Set exercise ->
Copy exactly the lines of the records below, and only those lines, beginning with the line that contains "What Apache ECharts" and ending with the line that contains "const labelYears = ['1977', '1994', '2014']".

Records to use ->
+++++

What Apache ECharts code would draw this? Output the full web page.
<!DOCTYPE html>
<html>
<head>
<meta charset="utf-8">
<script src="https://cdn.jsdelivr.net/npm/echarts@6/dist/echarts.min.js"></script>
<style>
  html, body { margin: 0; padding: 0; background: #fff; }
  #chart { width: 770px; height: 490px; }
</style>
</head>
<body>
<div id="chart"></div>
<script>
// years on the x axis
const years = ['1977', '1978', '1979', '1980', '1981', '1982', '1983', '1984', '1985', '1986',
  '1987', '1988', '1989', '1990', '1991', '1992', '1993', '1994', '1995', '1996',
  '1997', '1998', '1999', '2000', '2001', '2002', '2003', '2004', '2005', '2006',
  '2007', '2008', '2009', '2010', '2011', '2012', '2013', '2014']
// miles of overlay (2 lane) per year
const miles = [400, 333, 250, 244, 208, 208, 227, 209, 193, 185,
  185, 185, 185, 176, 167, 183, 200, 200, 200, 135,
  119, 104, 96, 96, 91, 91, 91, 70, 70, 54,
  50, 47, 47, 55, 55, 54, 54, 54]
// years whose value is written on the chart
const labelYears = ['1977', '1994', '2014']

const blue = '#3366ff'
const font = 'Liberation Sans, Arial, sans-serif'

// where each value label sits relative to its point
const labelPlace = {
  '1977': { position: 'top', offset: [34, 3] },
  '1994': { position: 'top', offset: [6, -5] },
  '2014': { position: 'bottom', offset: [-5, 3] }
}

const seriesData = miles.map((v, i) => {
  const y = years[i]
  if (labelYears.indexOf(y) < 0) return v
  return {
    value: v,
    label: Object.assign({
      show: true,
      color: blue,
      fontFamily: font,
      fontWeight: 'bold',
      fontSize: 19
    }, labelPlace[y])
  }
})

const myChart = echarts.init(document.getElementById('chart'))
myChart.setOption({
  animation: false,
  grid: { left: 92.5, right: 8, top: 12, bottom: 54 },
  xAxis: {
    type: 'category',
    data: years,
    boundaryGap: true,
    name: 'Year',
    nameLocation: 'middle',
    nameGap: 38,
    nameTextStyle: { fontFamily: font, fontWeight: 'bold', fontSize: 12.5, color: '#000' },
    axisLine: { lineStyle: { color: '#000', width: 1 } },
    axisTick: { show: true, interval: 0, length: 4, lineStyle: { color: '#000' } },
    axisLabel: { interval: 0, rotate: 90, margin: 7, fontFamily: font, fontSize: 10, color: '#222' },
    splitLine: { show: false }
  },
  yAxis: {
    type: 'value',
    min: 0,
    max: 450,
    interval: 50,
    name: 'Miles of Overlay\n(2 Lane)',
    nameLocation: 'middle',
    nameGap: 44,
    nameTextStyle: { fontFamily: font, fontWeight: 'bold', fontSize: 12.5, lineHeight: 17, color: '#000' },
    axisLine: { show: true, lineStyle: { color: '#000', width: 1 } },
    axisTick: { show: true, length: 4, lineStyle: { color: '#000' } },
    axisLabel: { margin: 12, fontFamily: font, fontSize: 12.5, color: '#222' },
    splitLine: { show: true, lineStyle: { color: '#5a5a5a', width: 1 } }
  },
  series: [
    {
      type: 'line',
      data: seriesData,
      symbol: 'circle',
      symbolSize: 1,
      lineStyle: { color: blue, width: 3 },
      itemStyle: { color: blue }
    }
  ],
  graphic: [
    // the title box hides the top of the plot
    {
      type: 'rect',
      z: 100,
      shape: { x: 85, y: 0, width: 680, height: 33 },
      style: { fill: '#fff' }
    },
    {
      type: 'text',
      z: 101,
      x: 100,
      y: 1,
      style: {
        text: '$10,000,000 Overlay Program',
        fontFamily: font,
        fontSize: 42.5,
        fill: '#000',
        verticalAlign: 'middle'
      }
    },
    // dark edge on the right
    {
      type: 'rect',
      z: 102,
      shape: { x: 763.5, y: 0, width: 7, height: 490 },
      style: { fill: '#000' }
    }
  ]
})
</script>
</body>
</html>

+++++

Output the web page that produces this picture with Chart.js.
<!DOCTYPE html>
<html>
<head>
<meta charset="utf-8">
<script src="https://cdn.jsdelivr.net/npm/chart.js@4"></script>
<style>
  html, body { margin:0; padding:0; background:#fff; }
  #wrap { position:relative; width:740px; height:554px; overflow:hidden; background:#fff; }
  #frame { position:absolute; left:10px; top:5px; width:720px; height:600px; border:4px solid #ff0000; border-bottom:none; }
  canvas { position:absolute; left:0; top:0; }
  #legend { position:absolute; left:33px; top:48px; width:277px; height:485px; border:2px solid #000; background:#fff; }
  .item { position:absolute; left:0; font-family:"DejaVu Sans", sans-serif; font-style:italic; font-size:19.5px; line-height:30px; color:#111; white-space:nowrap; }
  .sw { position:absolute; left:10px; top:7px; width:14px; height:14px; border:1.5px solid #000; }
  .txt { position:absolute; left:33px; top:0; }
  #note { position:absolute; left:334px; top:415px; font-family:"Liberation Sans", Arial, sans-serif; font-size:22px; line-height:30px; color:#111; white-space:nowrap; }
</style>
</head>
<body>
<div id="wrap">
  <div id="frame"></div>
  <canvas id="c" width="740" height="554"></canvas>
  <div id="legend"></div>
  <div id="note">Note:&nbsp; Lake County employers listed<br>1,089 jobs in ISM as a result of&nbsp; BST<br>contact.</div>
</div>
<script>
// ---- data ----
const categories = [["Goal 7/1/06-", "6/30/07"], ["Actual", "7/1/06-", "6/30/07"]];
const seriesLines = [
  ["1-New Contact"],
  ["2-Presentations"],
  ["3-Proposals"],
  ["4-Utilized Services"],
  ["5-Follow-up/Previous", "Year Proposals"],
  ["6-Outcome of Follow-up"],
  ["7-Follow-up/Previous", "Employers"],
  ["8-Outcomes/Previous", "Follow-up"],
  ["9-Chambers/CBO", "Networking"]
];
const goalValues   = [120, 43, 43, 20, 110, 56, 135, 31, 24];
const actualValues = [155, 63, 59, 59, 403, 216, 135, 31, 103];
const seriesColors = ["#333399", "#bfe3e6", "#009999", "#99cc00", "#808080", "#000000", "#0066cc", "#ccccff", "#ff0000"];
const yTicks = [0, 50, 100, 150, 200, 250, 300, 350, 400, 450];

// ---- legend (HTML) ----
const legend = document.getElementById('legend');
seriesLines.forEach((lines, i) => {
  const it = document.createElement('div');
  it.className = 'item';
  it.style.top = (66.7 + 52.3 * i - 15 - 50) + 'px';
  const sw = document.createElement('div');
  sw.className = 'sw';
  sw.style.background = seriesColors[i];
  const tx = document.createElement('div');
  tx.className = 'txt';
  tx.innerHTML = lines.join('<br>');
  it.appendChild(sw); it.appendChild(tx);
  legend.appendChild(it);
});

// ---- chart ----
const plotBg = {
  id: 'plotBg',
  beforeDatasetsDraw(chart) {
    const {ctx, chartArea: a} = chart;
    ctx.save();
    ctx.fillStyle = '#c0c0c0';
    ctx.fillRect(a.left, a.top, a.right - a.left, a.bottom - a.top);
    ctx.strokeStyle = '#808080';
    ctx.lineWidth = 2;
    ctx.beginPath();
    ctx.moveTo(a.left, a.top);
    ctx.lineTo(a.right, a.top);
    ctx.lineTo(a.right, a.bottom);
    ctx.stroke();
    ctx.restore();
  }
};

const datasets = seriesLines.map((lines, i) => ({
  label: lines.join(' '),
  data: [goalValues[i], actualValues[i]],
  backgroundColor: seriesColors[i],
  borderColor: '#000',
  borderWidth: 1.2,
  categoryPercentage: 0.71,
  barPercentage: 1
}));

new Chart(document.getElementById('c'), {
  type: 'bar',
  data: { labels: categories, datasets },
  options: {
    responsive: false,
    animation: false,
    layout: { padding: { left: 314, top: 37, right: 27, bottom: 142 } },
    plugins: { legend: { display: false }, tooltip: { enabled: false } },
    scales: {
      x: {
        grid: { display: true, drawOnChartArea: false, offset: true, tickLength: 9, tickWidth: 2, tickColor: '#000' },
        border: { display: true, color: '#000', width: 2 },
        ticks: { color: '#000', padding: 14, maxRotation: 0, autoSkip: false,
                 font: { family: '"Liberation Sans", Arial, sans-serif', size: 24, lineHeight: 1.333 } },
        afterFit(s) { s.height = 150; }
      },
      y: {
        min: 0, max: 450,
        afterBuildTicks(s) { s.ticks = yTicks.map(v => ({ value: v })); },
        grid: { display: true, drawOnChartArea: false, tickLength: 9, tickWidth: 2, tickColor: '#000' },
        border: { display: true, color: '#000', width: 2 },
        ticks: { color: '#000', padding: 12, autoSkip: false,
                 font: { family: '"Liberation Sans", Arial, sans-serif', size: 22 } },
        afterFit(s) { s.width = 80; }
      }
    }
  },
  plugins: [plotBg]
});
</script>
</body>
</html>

+++++

In response ->
What Apache ECharts code would draw this? Output the full web page.
<!DOCTYPE html>
<html>
<head>
<meta charset="utf-8">
<script src="https://cdn.jsdelivr.net/npm/echarts@6/dist/echarts.min.js"></script>
<style>
  html, body { margin: 0; padding: 0; background: #fff; }
  #chart { width: 770px; height: 490px; }
</style>
</head>
<body>
<div id="chart"></div>
<script>
// years on the x axis
const years = ['1977', '1978', '1979', '1980', '1981', '1982', '1983', '1984', '1985', '1986',
  '1987', '1988', '1989', '1990', '1991', '1992', '1993', '1994', '1995', '1996',
  '1997', '1998', '1999', '2000', '2001', '2002', '2003', '2004', '2005', '2006',
  '2007', '2008', '2009', '2010', '2011', '2012', '2013', '2014']
// miles of overlay (2 lane) per year
const miles = [400, 333, 250, 244, 208, 208, 227, 209, 193, 185,
  185, 185, 185, 176, 167, 183, 200, 200, 200, 135,
  119, 104, 96, 96, 91, 91, 91, 70, 70, 54,
  50, 47, 47, 55, 55, 54, 54, 54]
// years whose value is written on the chart
const labelYears = ['1977', '1994', '2014']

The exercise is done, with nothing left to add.